## GIVEN MATERIAL
· · · · · · ·

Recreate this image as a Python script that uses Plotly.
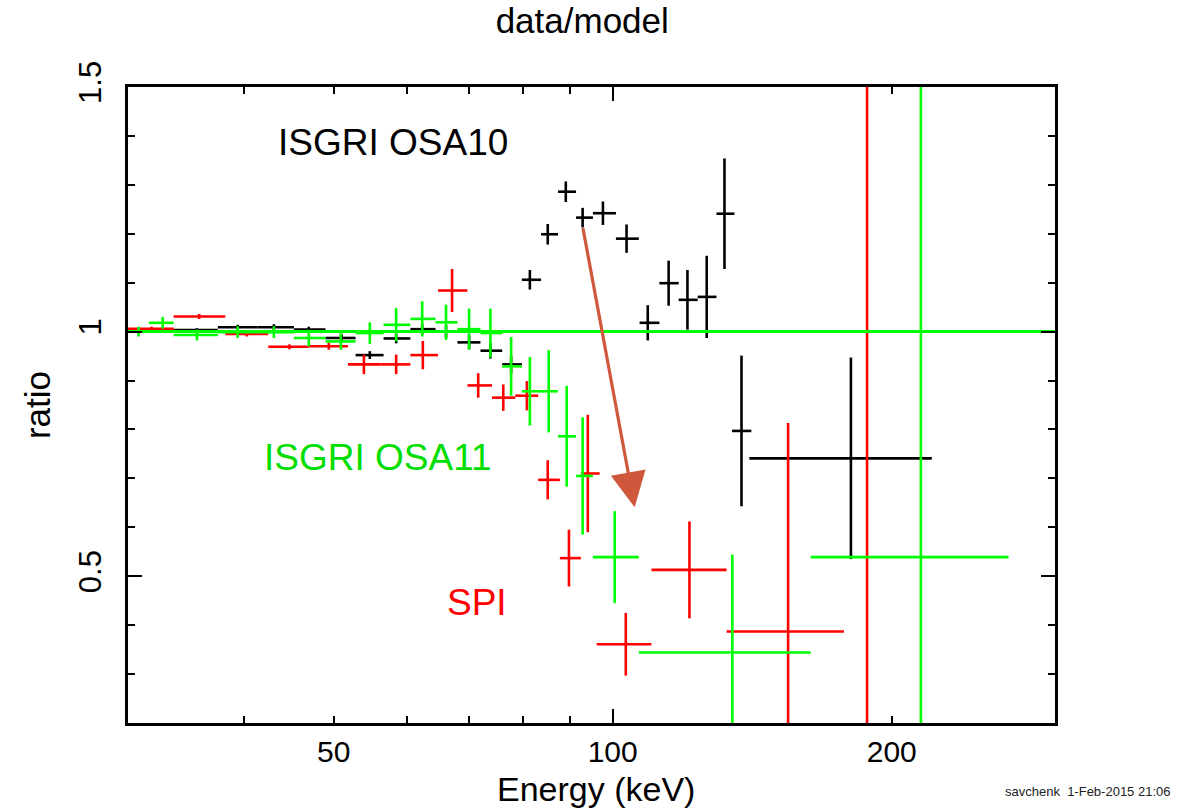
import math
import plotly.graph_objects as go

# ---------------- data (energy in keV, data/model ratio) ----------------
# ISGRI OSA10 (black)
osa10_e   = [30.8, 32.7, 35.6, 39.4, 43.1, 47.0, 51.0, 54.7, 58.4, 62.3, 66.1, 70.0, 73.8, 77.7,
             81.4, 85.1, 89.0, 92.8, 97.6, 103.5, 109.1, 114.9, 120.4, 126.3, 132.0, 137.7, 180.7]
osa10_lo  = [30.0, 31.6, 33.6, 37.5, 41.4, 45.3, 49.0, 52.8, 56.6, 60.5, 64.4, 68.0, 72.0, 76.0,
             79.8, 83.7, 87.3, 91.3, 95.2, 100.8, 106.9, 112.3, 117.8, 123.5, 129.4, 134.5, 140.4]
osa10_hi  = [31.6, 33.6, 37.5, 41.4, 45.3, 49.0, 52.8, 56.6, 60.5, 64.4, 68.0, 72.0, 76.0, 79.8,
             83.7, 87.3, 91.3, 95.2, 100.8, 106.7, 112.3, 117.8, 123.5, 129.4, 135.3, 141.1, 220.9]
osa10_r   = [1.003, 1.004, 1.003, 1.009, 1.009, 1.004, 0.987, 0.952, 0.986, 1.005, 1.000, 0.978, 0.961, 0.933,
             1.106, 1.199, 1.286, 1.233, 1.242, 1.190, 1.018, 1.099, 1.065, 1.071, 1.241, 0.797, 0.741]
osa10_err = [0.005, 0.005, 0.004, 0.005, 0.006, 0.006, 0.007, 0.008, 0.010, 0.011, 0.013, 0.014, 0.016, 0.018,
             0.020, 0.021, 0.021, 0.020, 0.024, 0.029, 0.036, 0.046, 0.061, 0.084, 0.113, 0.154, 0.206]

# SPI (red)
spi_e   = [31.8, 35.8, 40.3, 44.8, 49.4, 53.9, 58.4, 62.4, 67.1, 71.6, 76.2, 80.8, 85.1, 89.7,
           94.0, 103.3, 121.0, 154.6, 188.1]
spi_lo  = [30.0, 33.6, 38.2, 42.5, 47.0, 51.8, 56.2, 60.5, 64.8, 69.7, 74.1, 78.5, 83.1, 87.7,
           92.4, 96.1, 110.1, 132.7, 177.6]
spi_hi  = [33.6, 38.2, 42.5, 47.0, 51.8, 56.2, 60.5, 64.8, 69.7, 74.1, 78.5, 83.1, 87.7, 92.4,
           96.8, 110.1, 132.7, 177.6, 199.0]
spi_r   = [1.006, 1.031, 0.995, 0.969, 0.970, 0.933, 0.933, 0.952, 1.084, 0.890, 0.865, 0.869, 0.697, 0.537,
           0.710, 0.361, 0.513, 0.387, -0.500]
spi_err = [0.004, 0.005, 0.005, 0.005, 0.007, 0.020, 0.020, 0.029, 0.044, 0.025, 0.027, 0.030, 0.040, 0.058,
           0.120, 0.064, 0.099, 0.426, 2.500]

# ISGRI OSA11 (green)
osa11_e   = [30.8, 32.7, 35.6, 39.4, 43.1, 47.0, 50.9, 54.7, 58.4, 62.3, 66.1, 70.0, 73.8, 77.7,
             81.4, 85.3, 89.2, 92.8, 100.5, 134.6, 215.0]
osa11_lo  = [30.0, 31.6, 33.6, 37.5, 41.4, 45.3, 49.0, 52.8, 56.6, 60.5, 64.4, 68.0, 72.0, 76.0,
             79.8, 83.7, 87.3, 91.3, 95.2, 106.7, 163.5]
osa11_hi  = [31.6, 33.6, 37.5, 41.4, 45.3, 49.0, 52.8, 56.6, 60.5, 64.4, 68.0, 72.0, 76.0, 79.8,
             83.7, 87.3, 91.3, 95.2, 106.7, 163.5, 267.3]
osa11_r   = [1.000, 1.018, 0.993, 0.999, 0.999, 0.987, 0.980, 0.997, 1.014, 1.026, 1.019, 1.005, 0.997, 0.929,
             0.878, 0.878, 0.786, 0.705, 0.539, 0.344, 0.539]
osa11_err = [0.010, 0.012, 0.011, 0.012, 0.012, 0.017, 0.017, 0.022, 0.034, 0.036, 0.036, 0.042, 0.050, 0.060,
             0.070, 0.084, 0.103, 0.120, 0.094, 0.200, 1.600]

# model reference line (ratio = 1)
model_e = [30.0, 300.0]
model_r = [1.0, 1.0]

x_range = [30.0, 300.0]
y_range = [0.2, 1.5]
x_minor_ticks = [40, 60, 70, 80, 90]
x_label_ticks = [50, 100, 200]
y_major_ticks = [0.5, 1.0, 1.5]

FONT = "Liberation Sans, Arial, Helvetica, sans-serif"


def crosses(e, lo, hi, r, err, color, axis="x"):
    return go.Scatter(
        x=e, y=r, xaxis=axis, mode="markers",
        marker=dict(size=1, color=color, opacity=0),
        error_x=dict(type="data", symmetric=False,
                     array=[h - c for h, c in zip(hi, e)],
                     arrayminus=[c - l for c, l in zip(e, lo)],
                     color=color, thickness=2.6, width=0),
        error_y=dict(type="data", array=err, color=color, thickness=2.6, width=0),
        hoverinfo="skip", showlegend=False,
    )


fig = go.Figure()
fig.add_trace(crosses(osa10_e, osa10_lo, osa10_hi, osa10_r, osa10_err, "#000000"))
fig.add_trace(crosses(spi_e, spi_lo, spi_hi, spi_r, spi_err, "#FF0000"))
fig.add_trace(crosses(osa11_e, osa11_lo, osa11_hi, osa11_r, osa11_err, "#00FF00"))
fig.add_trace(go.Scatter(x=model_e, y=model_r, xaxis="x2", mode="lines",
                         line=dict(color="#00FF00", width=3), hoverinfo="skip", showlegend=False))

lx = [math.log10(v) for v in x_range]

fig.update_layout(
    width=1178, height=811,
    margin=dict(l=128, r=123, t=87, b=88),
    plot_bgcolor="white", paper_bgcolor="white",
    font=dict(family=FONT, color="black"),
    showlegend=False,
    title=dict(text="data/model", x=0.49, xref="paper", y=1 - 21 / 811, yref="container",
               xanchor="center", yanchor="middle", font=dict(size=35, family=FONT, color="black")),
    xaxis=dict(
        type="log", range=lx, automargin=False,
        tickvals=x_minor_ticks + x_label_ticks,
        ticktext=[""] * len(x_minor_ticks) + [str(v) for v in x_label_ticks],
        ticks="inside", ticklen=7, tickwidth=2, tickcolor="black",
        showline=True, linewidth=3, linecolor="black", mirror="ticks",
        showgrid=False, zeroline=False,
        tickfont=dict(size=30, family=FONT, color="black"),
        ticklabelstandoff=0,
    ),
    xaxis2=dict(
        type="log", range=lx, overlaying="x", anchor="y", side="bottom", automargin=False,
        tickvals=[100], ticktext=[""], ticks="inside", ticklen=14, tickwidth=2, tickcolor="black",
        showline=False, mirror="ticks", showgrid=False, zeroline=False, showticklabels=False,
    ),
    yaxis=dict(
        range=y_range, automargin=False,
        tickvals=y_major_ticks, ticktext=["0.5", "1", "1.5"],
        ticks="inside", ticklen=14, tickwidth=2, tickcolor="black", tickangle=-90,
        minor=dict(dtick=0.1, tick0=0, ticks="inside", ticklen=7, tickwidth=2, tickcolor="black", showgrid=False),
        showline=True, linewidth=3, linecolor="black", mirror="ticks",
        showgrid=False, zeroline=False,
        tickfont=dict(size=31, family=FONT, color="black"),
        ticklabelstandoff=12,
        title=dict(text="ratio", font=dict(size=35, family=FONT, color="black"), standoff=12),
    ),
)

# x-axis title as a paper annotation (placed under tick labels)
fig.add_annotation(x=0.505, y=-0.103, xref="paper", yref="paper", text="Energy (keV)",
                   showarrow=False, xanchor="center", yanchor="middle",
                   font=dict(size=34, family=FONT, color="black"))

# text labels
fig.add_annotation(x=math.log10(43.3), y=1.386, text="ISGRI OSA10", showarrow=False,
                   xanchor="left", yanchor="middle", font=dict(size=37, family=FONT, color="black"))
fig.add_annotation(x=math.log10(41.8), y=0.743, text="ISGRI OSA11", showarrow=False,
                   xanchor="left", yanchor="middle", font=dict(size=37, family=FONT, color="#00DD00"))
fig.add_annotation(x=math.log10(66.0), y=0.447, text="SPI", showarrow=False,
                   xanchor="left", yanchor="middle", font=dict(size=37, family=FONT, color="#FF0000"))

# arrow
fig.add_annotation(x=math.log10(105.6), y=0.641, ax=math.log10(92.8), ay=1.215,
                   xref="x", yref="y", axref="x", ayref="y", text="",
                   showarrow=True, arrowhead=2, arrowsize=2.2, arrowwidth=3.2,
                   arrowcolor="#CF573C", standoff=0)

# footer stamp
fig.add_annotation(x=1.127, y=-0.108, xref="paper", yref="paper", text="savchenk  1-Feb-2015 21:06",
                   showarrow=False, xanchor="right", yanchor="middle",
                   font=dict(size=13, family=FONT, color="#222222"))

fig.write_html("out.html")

· · · · · · ·

## EXERCISE
Repeat only the lines from the beginning of the material through the line containing "import plotly.graph_objects as go", both ends kept, leaving pictures out.

## FINISHED ANSWER
Recreate this image as a Python script that uses Plotly.
import math
import plotly.graph_objects as go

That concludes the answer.